New York City's top Democratic contenders vying to become the city's next fiscal watchdog squared off in a final debate this week.
Eight candidates took the debate stage to make their case for why they should be the next comptroller. The participants were Brian Benjamin, Michelle Caruso-Cabrera, Zachary Iscol, Corey Johnson, Brad Lander, Kevin Parker, Reshma Patel, and David Weprin.
WNBC-TV co-hosted the debate with Telemundo 47/WNJU-TV, POLITICO, Citizens Budget Commission, and New York Urban League.
Who will manage the city's money and be the city's fiscal watchdog? That's the question the eight candidates tried to answer over the course of an hour.
Get Tri-state area news and weather forecasts to your inbox. Sign up for NBC New York newsletters.
The comptroller investigates fraud and abuse, provides budget oversight, and oversees pubic pension funds. As the city emerges from the pandemic, it faces a budget gap the Citizen's Budget Commission estimates to be $5 billion.
The debate kicked off with a request to each candidate to grade New York City's financial health. Most candidates on stage issued a critical grade, the most favorable grade reached a B-, while other candidates issued an F or incomplete.
Next, the candidates were asked to identify a city agency that has the most bloated budget, in their opinion. Benjamin, Caruso-Cabrera, Patel, and Weprin all pointed to the Department of Education, while Parker said the NYPD, Johnson identified the Department of Homeless Services, Lander selected the Department of Correction and Iscol would not identify a single agency.
Few jabs were delivered between the debate candidates during the packed hour, but a couple took a shot and interrupted their competitor. Caruso-Cabrera and Lander each took that opportunity to aim critiques at Johnson.
"It is really easy to stand up here and rail against the budget when you have not had to make difficult decisions," Johnson fired back at Caruso-Cabrera who tried to take a shot at the council speaker's budget experience. The two mostly talked over one another before moderators moved on to the next topic.
Cuts to the New York City Police Department continue to be a contentious topic permeating most races in the June 22 primary. Benjamin, Lander and Parker told the moderators they would support additional cuts to the police department budget.
“Every comptroller in recent memory has run for mayor, and cynics say this is just stepping stone job for ambitious politicians. Looking into the crystal ball and raise your hand if you will rule out running for mayor in the future,” WNBC Anchor David Ushery asked the debate stage.
Johnson, who suspended his campaign for mayor last fall citing mental health challenges, raised his hand, as did five of the other candidates. Only Iscol and Benjamin did not raise a rand, the latter adding "I'm just being honest."

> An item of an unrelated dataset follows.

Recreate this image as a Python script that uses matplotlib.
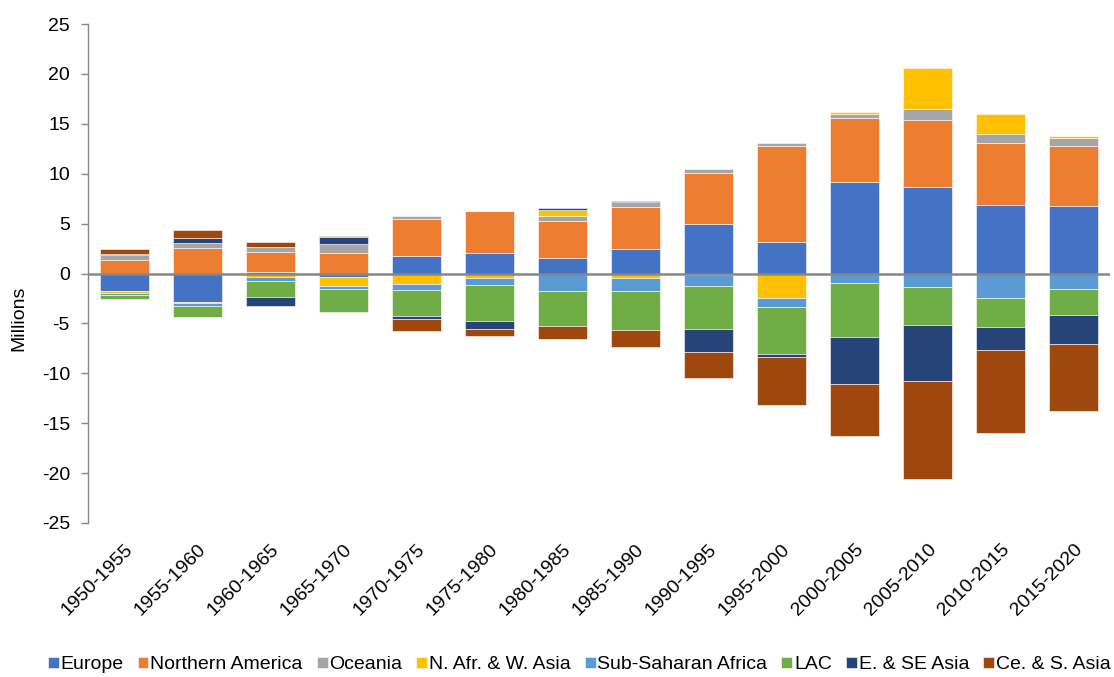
import numpy as np
import matplotlib
matplotlib.use('Agg')
import matplotlib.pyplot as plt

# ── Data (millions, net migration by region and period) ────────────────
periods = ['1950-1955', '1955-1960', '1960-1965', '1965-1970', '1970-1975',
           '1975-1980', '1980-1985', '1985-1990', '1990-1995', '1995-2000',
           '2000-2005', '2005-2010', '2010-2015', '2015-2020']

regions = ['Europe', 'Northern America', 'Oceania', 'N. Afr. & W. Asia',
           'Sub-Saharan Africa', 'LAC', 'E. & SE Asia', 'Ce. & S. Asia']

europe    = [-1.73, -2.90, 0.17, -0.40, 1.80, 2.03, 1.53, 2.43, 4.97, 3.13, 9.13, 8.63, 6.90, 6.80]
n_america = [1.40, 2.57, 2.00, 2.10, 3.63, 4.23, 3.77, 4.20, 5.13, 9.67, 6.43, 6.80, 6.20, 5.97]
oceania   = [0.43, 0.50, 0.50, 0.83, 0.33, 0.03, 0.43, 0.53, 0.40, 0.27, 0.47, 1.10, 0.93, 0.77]
nafr_wasia = [-0.20, -0.05, -0.40, -0.83, -1.07, -0.50, 0.67, -0.47, -0.10, -2.47, 0.17, 4.07, 1.97, 0.23]
ssa       = [-0.23, -0.30, -0.37, -0.37, -0.60, -0.70, -1.77, -1.30, -1.17, -0.90, -0.97, -1.37, -2.50, -1.57]
lac       = [-0.40, -1.13, -1.60, -2.23, -2.63, -3.53, -3.47, -3.93, -4.33, -4.70, -5.37, -3.80, -2.83, -2.63]
e_se_asia = [0.10, 0.50, -0.93, 0.73, -0.23, -0.80, 0.13, 0.13, -2.23, -0.30, -4.73, -5.60, -2.30, -2.87]
ce_s_asia = [0.57, 0.83, 0.50, 0.10, -1.27, -0.77, -1.37, -1.67, -2.63, -4.77, -5.17, -9.83, -8.37, -6.73]

colors = ['#4472C4', '#ED7D31', '#A5A5A5', '#FFC000',
          '#5B9BD5', '#70AD47', '#264478', '#9E480E']

series = [europe, n_america, oceania, nafr_wasia, ssa, lac, e_se_asia, ce_s_asia]

plt.rcParams['font.family'] = ['Liberation Sans', 'DejaVu Sans']
plt.rcParams['axes.unicode_minus'] = False

fig = plt.figure(figsize=(11.14, 6.77), dpi=100)
ax = fig.add_axes([0.079, 0.2275, 0.9174, 0.737])

x = np.arange(len(periods))
pos_base = np.zeros(len(periods))
neg_base = np.zeros(len(periods))
for name, vals, col in zip(regions, series, colors):
    v = np.array(vals)
    bottom = np.where(v >= 0, pos_base, neg_base)
    ax.bar(x, v, width=0.67, bottom=bottom, color=col, label=name,
           edgecolor='white', linewidth=0.4, zorder=2)
    pos_base += np.where(v >= 0, v, 0)
    neg_base += np.where(v < 0, v, 0)

ax.axhline(0, color='#878787', lw=1.8, zorder=3)

ax.set_xlim(-0.5, len(periods) - 0.5)
ax.set_ylim(-25, 25)
ax.set_yticks(np.arange(-25, 26, 5))
ax.set_xticks(x)
ax.set_xticklabels(periods, rotation=45, ha='right', va='top',
                   rotation_mode='anchor')
ax.tick_params(axis='x', length=0, pad=13, labelsize=14)
ax.tick_params(axis='y', length=5, width=1, color='#878787', labelsize=14, pad=8)

for s in ['top', 'right', 'bottom']:
    ax.spines[s].set_visible(False)
ax.spines['left'].set_color('#878787')
ax.spines['left'].set_linewidth(1)

fig.text(0.017, 0.53, 'Millions', rotation=90, va='center', ha='center', fontsize=14)

fig.legend(loc='lower center', bbox_to_anchor=(0.52, -0.012), ncol=8,
           frameon=False, fontsize=14, handlelength=0.55, handleheight=0.55,
           handletextpad=0.1, columnspacing=0.72, borderaxespad=0.2)

fig.savefig('out.png', dpi=100)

In a lighter round of questioning, candidates answered what they personally spend too much money on. Here were their replies:
- Brian Benjamin: Music
- David Weprin: Six grandchildren
- Brad Lander: Coffee and seltzer
- Reshma Patel: Niece and nephew
- Kevin Parker: Traveling
- Michelle Caruso-Cabrera: Nephew
- Zachary Iscol: Roblox game
- Corey Johnson: Takeout food
NYC Mayoral Debate
Panel moderators include WNBC 4 p.m. and 11 p.m. news anchor David Ushery, WNBC political reporter Melissa Russo, WNJU morning news anchor and host of “Enfoque Nueva York” Allan Villafana, and Sally Goldenberg, City Hall Bureau Chief for Politico New York.
The debate was filmed from WNBC’s 30 Rockefeller Center studios with strict adherence to COVID-19 protocols, including temperature checks, rapid testing and social distancing.
The broadcast will include a sign-language interpreter and closed captioning access for the hearing impaired. The broadcast will also be translated into Spanish for WNJU audiences.
Early voting sites close Sunday evening before primary day on June 22.